» Source material
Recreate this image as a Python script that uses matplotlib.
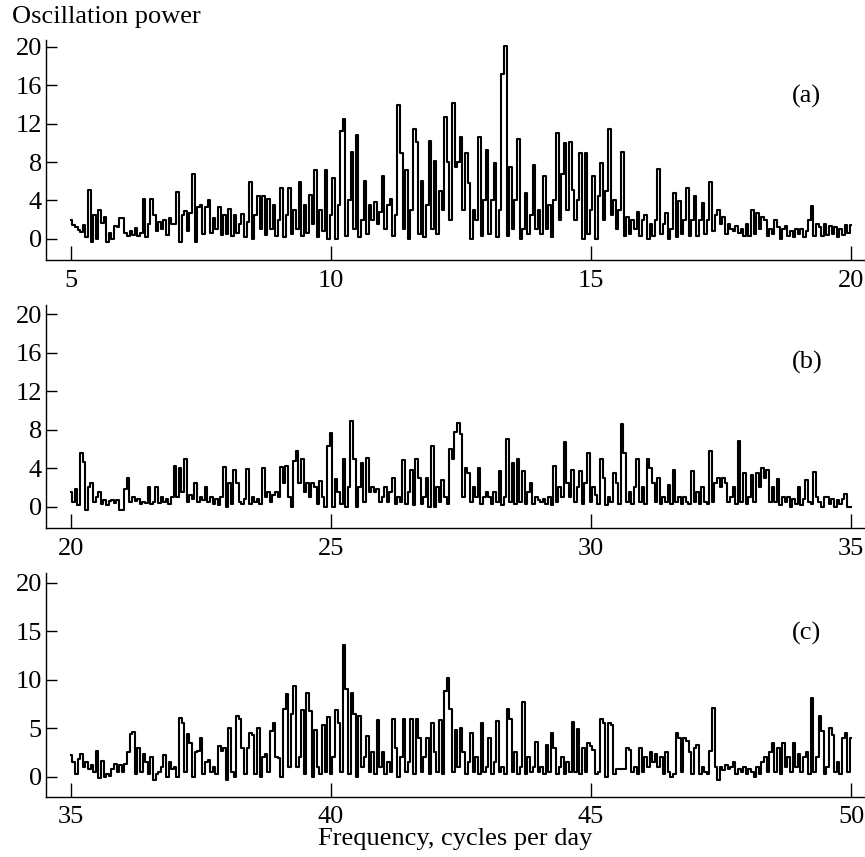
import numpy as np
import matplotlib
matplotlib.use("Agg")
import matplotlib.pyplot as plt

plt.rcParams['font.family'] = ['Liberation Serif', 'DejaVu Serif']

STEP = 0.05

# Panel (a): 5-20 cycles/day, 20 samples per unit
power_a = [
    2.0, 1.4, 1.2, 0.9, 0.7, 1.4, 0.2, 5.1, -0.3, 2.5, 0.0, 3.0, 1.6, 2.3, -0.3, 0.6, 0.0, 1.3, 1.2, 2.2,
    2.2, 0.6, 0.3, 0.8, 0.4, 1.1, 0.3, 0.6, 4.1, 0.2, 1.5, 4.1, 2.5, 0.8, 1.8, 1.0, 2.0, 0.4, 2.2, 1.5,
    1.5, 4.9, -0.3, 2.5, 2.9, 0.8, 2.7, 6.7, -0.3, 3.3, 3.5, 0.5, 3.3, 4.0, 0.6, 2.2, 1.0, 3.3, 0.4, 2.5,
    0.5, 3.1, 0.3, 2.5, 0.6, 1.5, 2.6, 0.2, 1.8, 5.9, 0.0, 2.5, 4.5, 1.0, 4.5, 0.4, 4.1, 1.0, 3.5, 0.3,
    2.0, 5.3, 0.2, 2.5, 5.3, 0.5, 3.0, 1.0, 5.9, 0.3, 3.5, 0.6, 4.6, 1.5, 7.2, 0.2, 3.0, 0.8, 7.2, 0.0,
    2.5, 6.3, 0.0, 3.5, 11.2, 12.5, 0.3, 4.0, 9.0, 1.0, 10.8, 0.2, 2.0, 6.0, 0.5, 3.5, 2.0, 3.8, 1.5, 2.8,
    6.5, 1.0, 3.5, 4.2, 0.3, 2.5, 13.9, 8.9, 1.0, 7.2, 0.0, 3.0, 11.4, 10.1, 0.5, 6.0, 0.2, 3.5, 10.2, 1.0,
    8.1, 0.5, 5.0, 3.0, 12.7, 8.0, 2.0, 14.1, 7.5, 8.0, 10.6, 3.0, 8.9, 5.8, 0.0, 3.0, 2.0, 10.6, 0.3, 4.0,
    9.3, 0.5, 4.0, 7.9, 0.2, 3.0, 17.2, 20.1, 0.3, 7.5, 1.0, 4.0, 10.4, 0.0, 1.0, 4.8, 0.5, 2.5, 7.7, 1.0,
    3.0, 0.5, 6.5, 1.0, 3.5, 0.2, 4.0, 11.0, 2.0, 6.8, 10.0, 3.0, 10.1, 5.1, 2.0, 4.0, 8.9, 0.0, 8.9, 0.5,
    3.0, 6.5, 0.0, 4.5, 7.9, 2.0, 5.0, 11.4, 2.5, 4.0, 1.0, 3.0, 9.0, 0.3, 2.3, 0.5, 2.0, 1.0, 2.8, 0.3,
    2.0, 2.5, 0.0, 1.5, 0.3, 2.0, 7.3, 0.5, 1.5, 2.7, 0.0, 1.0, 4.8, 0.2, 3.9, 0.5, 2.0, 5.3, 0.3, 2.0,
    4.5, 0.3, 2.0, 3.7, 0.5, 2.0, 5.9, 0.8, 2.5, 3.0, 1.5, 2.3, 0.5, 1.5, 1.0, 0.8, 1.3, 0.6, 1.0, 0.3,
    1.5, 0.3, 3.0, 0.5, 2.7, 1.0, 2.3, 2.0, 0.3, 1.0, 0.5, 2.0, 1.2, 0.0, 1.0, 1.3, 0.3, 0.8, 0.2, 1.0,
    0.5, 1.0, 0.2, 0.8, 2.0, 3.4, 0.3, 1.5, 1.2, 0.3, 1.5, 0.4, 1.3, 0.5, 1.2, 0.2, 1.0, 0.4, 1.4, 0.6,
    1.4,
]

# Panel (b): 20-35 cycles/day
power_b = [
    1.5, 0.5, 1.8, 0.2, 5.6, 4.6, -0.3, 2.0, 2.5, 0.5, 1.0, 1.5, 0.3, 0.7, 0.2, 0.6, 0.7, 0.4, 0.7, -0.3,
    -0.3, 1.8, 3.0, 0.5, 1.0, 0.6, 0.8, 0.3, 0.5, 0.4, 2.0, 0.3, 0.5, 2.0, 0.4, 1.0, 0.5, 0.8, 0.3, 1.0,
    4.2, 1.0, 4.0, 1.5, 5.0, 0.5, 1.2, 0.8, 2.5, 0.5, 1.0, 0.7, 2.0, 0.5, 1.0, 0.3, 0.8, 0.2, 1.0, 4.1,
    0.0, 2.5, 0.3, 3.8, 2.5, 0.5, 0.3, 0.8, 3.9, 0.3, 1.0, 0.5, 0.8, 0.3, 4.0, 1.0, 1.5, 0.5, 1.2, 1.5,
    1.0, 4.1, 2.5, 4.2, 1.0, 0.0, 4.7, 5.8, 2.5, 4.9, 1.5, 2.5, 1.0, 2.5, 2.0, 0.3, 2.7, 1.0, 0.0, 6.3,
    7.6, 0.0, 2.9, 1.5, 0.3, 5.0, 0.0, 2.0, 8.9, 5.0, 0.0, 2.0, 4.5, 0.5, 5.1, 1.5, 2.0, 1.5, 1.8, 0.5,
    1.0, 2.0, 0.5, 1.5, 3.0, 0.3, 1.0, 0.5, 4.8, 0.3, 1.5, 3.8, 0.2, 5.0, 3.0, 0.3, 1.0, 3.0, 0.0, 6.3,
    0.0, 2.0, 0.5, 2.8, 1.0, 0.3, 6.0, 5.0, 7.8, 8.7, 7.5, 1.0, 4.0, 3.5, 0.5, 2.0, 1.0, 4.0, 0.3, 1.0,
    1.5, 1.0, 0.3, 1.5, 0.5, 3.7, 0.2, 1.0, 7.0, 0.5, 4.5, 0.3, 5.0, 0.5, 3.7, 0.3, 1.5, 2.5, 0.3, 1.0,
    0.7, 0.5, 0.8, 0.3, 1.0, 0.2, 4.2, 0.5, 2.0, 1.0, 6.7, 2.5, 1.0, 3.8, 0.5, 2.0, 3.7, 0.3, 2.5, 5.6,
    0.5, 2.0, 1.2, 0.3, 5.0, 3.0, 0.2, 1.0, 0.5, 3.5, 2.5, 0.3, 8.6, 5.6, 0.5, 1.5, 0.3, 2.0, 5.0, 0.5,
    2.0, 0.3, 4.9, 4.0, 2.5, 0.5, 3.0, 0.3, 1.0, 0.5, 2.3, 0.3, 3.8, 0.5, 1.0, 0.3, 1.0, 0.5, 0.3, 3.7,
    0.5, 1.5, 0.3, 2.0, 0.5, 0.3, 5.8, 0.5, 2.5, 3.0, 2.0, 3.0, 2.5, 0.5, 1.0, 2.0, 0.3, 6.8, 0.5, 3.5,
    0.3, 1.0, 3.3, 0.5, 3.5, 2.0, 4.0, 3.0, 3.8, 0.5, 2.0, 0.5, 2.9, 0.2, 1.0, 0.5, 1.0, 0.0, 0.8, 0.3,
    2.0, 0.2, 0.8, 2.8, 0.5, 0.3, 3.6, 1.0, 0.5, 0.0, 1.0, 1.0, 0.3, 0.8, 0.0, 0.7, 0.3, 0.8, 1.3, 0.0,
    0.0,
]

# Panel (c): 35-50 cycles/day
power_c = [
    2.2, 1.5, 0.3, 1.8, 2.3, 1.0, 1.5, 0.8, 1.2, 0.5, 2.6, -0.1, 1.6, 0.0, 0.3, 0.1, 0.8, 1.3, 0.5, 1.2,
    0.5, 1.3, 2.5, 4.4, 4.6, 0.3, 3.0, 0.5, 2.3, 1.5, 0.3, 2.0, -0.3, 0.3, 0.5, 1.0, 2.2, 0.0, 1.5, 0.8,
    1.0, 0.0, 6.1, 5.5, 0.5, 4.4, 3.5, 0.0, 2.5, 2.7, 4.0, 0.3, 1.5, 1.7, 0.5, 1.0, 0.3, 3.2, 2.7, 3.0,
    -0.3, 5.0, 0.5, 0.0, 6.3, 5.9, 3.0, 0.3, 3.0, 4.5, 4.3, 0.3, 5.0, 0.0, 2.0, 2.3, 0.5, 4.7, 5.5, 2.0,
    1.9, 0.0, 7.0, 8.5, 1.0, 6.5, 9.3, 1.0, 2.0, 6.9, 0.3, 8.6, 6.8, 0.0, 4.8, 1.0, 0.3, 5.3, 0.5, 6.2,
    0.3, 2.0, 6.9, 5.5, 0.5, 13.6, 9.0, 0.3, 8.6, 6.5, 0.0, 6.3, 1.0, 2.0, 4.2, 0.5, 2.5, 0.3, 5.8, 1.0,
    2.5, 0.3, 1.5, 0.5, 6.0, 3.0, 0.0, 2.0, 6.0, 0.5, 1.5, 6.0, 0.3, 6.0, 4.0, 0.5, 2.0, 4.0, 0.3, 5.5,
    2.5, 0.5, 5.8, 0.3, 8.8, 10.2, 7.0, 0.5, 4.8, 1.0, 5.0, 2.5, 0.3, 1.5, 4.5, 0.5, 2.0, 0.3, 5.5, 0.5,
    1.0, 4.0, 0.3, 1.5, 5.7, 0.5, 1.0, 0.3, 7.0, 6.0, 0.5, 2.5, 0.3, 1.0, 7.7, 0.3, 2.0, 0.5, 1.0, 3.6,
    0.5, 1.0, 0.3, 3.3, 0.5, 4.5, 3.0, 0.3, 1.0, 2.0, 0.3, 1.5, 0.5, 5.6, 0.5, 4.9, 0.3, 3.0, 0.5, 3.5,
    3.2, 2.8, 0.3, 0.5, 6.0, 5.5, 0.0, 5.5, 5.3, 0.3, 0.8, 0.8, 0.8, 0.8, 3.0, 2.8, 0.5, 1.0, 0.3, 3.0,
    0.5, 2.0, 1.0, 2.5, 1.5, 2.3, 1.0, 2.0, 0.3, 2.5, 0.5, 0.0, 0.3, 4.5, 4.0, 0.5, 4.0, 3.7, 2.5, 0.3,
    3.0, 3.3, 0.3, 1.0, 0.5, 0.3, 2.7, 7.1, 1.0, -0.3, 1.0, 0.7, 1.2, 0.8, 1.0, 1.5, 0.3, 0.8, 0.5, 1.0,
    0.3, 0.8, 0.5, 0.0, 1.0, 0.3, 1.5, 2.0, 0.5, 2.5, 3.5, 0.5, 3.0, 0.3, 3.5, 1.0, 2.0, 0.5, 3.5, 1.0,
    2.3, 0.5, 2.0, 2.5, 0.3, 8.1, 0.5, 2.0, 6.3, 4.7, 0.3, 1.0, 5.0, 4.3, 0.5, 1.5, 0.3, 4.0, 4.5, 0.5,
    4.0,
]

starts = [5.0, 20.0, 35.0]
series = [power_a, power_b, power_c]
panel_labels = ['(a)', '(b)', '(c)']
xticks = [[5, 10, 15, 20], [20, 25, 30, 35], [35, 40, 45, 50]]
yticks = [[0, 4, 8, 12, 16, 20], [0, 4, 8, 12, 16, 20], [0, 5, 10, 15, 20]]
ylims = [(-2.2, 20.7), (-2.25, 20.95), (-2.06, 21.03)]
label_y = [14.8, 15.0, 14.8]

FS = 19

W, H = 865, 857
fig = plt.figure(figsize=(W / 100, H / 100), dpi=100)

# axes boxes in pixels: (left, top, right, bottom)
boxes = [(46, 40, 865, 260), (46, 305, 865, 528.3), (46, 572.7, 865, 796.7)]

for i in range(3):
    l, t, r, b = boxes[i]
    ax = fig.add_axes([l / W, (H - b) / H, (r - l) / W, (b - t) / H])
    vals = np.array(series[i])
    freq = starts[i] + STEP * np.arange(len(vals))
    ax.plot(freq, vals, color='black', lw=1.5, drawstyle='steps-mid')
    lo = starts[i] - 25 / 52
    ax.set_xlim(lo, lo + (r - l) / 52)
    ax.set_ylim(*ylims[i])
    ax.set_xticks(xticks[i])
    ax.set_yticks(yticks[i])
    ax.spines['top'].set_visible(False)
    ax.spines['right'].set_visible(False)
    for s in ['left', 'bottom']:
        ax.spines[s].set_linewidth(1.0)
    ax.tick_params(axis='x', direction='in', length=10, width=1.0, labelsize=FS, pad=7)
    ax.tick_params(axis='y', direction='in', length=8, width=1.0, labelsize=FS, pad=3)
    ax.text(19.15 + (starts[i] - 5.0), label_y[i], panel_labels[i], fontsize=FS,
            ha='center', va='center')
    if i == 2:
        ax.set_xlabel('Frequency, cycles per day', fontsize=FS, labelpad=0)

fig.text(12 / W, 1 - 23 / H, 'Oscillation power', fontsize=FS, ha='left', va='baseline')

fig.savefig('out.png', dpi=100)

» Problem description
Restate, line by line and word for word, everything from the top of the material through the line that contains "STEP = 0.05". Leave pictures out.

» Completed exercise
Recreate this image as a Python script that uses matplotlib.
import numpy as np
import matplotlib
matplotlib.use("Agg")
import matplotlib.pyplot as plt

plt.rcParams['font.family'] = ['Liberation Serif', 'DejaVu Serif']

STEP = 0.05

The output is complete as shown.